Please, without the pictures, retype exactly the lines from the start of the material through the line that holds "Chart.defaults.color = '#ffffff';".
* Start DATA SEGMENT *
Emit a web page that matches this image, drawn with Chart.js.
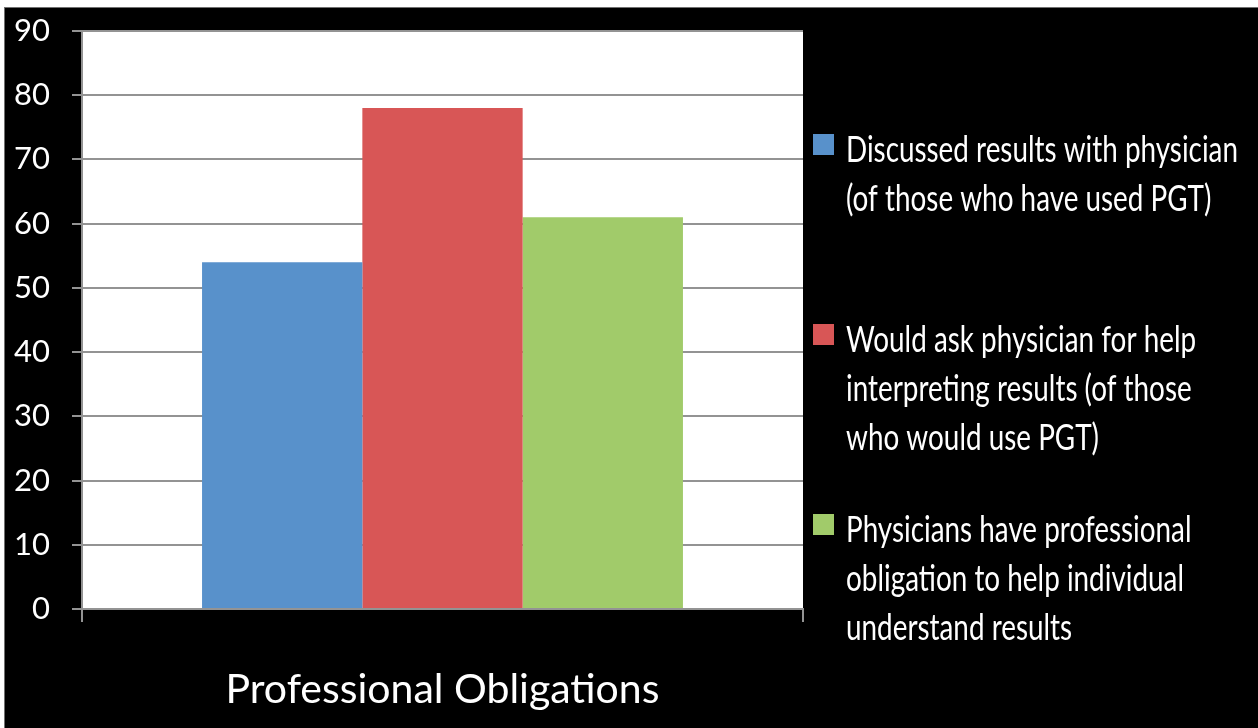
<!DOCTYPE html>
<html>
<head>
<meta charset="utf-8">
<script src="https://cdn.jsdelivr.net/npm/chart.js@4.4.1/dist/chart.umd.min.js"></script>
<style>
  html, body { margin: 0; padding: 0; background: #ffffff; }
  #c { display: block; }
</style>
</head>
<body>
<canvas id="c" width="1258" height="728"></canvas>
<script>
// Chart data
const categories = ['Professional Obligations'];
const seriesNames = [
  'Discussed results with physician\n(of those who have used PGT)',
  'Would ask physician for help\ninterpreting results (of those\nwho would use PGT)',
  'Physicians have professional\nobligation to help individual\nunderstand results'
];
const discussedValues = [54];
const wouldAskValues = [78];
const obligationValues = [61];
const yTickValues = [0, 10, 20, 30, 40, 50, 60, 70, 80, 90];

const seriesColors = ['#5891cb', '#d85656', '#a1cb6a'];
const gridGray = '#939393';

Chart.defaults.font.family = 'Lato, "Open Sans", sans-serif';
Chart.defaults.color = '#ffffff';

// Slide-style framing: black panel with a thin light margin, white plot area
const framePlugin = {
  id: 'frame',
  beforeDraw(chart) {
    const { ctx, width, height, chartArea } = chart;
    ctx.save();
    ctx.fillStyle = '#ffffff';
    ctx.fillRect(0, 0, width, height);
    ctx.fillStyle = '#707070';
    ctx.fillRect(4, 7, width - 4, height - 7);
    ctx.fillStyle = '#000000';
    ctx.fillRect(5, 8, width - 5, height - 8);
    ctx.fillStyle = '#ffffff';
    ctx.fillRect(chartArea.left, chartArea.top,
                 chartArea.right - chartArea.left, chartArea.bottom - chartArea.top);
    ctx.restore();
  }
};

// Legend drawn to the right of the plot, with multi-line, tightly set labels
const sideLegendPlugin = {
  id: 'sideLegend',
  afterDraw(chart) {
    const { ctx, chartArea } = chart;
    const fontSize = 36;
    const lineGap = 49;
    const itemGap = 190;
    const textWidth = 392;
    const boxSize = 21;
    const boxX = chartArea.right + 10;
    const textX = chartArea.right + 43;
    const firstBaseline = chartArea.top + 131;

    ctx.save();
    ctx.font = fontSize + 'px Lato, "Open Sans", sans-serif';
    ctx.textBaseline = 'alphabetic';
    ctx.textAlign = 'left';

    const items = chart.data.datasets.map(ds => ({
      lines: ds.label.split('\n'),
      color: ds.backgroundColor
    }));
    let widest = 0;
    items.forEach(it => it.lines.forEach(l => {
      widest = Math.max(widest, ctx.measureText(l).width);
    }));
    const squeeze = Math.min(1, textWidth / widest);

    items.forEach((it, i) => {
      const base = firstBaseline + i * itemGap;
      ctx.fillStyle = it.color;
      ctx.fillRect(boxX, base - 28, boxSize, boxSize);
      ctx.fillStyle = '#ffffff';
      it.lines.forEach((line, j) => {
        const w = ctx.measureText(line).width * squeeze;
        ctx.fillText(line, textX, base + j * lineGap, w);
      });
    });
    ctx.restore();
  }
};

new Chart(document.getElementById('c'), {
  type: 'bar',
  data: {
    labels: categories,
    datasets: [
      { label: seriesNames[0], data: discussedValues, backgroundColor: seriesColors[0] },
      { label: seriesNames[1], data: wouldAskValues, backgroundColor: seriesColors[1] },
      { label: seriesNames[2], data: obligationValues, backgroundColor: seriesColors[2] }
    ]
  },
  options: {
    responsive: false,
    animation: false,
    devicePixelRatio: 1,
    categoryPercentage: 0.667,
    barPercentage: 1.0,
    layout: { padding: { top: 31, right: 455, left: 0, bottom: 0 } },
    plugins: {
      legend: { display: false },
      tooltip: { enabled: false },
      title: { display: false }
    },
    scales: {
      x: {
        afterFit(scale) {
          scale.height = 119;
          scale.paddingLeft = 0;
          scale.paddingRight = 0;
        },
        grid: {
          offset: true,
          drawOnChartArea: false,
          drawTicks: true,
          tickLength: 13,
          color: gridGray,
          lineWidth: 2
        },
        border: { display: true, color: gridGray, width: 2 },
        ticks: {
          color: '#ffffff',
          font: { size: 41 },
          padding: 43
        }
      },
      y: {
        min: 0,
        max: 90,
        afterFit(scale) {
          scale.width = 82;
          scale.paddingTop = 0;
          scale.paddingBottom = 0;
        },
        afterBuildTicks(scale) {
          scale.ticks = yTickValues.map(v => ({ value: v }));
        },
        grid: {
          color: gridGray,
          lineWidth: 2,
          drawTicks: true,
          tickLength: 10
        },
        border: { display: true, color: gridGray, width: 2 },
        ticks: {
          color: '#ffffff',
          font: { size: 31 },
          padding: 22
        }
      }
    }
  },
  plugins: [framePlugin, sideLegendPlugin]
});
</script>
</body>
</html>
* End DATA SEGMENT *
- _WRITTEN ANSWER_
Emit a web page that matches this image, drawn with Chart.js.
<!DOCTYPE html>
<html>
<head>
<meta charset="utf-8">
<script src="https://cdn.jsdelivr.net/npm/chart.js@4.4.1/dist/chart.umd.min.js"></script>
<style>
  html, body { margin: 0; padding: 0; background: #ffffff; }
  #c { display: block; }
</style>
</head>
<body>
<canvas id="c" width="1258" height="728"></canvas>
<script>
// Chart data
const categories = ['Professional Obligations'];
const seriesNames = [
  'Discussed results with physician\n(of those who have used PGT)',
  'Would ask physician for help\ninterpreting results (of those\nwho would use PGT)',
  'Physicians have professional\nobligation to help individual\nunderstand results'
];
const discussedValues = [54];
const wouldAskValues = [78];
const obligationValues = [61];
const yTickValues = [0, 10, 20, 30, 40, 50, 60, 70, 80, 90];

const seriesColors = ['#5891cb', '#d85656', '#a1cb6a'];
const gridGray = '#939393';

Chart.defaults.font.family = 'Lato, "Open Sans", sans-serif';
Chart.defaults.color = '#ffffff';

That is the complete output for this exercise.